- [Source data]:
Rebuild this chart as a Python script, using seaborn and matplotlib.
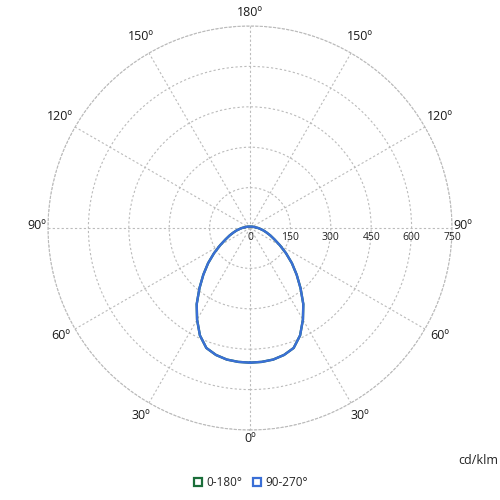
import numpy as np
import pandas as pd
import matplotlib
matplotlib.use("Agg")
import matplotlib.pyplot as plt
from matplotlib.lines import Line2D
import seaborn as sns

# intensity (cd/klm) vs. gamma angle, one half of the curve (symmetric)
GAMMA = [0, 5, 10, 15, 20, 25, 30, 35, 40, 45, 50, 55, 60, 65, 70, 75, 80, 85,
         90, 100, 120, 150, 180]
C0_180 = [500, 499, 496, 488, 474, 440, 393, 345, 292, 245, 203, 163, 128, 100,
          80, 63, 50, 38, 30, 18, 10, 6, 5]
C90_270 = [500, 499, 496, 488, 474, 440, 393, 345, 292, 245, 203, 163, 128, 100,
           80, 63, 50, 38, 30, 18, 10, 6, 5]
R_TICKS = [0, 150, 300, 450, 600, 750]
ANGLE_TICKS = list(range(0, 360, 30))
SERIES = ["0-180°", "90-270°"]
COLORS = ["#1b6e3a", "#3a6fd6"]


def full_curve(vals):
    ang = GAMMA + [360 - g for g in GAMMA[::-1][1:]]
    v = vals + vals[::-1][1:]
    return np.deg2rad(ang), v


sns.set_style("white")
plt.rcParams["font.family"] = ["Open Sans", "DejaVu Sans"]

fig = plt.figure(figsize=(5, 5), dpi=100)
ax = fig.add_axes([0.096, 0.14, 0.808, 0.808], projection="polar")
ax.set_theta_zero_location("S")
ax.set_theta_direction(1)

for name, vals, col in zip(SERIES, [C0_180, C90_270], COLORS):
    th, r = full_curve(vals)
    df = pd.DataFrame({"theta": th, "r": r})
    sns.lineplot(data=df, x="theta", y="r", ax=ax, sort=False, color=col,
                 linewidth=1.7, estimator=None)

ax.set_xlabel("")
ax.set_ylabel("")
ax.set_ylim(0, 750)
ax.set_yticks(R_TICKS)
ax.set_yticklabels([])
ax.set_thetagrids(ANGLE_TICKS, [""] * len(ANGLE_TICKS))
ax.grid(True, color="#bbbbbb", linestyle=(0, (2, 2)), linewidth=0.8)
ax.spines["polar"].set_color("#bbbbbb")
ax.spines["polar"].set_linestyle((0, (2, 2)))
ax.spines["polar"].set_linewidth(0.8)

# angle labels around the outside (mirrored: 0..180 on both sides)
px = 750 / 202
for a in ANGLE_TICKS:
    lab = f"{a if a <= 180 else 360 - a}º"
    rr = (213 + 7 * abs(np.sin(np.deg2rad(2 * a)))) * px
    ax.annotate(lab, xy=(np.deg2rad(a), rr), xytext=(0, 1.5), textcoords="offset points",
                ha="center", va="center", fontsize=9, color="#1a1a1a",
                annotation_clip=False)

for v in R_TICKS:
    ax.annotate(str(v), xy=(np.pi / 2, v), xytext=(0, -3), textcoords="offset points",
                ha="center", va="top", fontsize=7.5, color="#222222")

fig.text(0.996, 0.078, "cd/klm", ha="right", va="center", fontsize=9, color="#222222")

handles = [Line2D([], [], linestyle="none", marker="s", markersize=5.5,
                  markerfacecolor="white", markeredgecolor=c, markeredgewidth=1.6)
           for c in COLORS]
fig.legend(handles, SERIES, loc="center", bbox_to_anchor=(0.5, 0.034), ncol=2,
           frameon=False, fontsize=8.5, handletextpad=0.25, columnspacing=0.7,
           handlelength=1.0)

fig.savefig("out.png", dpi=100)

- [Request]: Output all of the data exactly as it stands, minus any images.

- [Final answer]:
Rebuild this chart as a Python script, using seaborn and matplotlib.
import numpy as np
import pandas as pd
import matplotlib
matplotlib.use("Agg")
import matplotlib.pyplot as plt
from matplotlib.lines import Line2D
import seaborn as sns

# intensity (cd/klm) vs. gamma angle, one half of the curve (symmetric)
GAMMA = [0, 5, 10, 15, 20, 25, 30, 35, 40, 45, 50, 55, 60, 65, 70, 75, 80, 85,
         90, 100, 120, 150, 180]
C0_180 = [500, 499, 496, 488, 474, 440, 393, 345, 292, 245, 203, 163, 128, 100,
          80, 63, 50, 38, 30, 18, 10, 6, 5]
C90_270 = [500, 499, 496, 488, 474, 440, 393, 345, 292, 245, 203, 163, 128, 100,
           80, 63, 50, 38, 30, 18, 10, 6, 5]
R_TICKS = [0, 150, 300, 450, 600, 750]
ANGLE_TICKS = list(range(0, 360, 30))
SERIES = ["0-180°", "90-270°"]
COLORS = ["#1b6e3a", "#3a6fd6"]


def full_curve(vals):
    ang = GAMMA + [360 - g for g in GAMMA[::-1][1:]]
    v = vals + vals[::-1][1:]
    return np.deg2rad(ang), v


sns.set_style("white")
plt.rcParams["font.family"] = ["Open Sans", "DejaVu Sans"]

fig = plt.figure(figsize=(5, 5), dpi=100)
ax = fig.add_axes([0.096, 0.14, 0.808, 0.808], projection="polar")
ax.set_theta_zero_location("S")
ax.set_theta_direction(1)

for name, vals, col in zip(SERIES, [C0_180, C90_270], COLORS):
    th, r = full_curve(vals)
    df = pd.DataFrame({"theta": th, "r": r})
    sns.lineplot(data=df, x="theta", y="r", ax=ax, sort=False, color=col,
                 linewidth=1.7, estimator=None)

ax.set_xlabel("")
ax.set_ylabel("")
ax.set_ylim(0, 750)
ax.set_yticks(R_TICKS)
ax.set_yticklabels([])
ax.set_thetagrids(ANGLE_TICKS, [""] * len(ANGLE_TICKS))
ax.grid(True, color="#bbbbbb", linestyle=(0, (2, 2)), linewidth=0.8)
ax.spines["polar"].set_color("#bbbbbb")
ax.spines["polar"].set_linestyle((0, (2, 2)))
ax.spines["polar"].set_linewidth(0.8)

# angle labels around the outside (mirrored: 0..180 on both sides)
px = 750 / 202
for a in ANGLE_TICKS:
    lab = f"{a if a <= 180 else 360 - a}º"
    rr = (213 + 7 * abs(np.sin(np.deg2rad(2 * a)))) * px
    ax.annotate(lab, xy=(np.deg2rad(a), rr), xytext=(0, 1.5), textcoords="offset points",
                ha="center", va="center", fontsize=9, color="#1a1a1a",
                annotation_clip=False)

for v in R_TICKS:
    ax.annotate(str(v), xy=(np.pi / 2, v), xytext=(0, -3), textcoords="offset points",
                ha="center", va="top", fontsize=7.5, color="#222222")

fig.text(0.996, 0.078, "cd/klm", ha="right", va="center", fontsize=9, color="#222222")

handles = [Line2D([], [], linestyle="none", marker="s", markersize=5.5,
                  markerfacecolor="white", markeredgecolor=c, markeredgewidth=1.6)
           for c in COLORS]
fig.legend(handles, SERIES, loc="center", bbox_to_anchor=(0.5, 0.034), ncol=2,
           frameon=False, fontsize=8.5, handletextpad=0.25, columnspacing=0.7,
           handlelength=1.0)

fig.savefig("out.png", dpi=100)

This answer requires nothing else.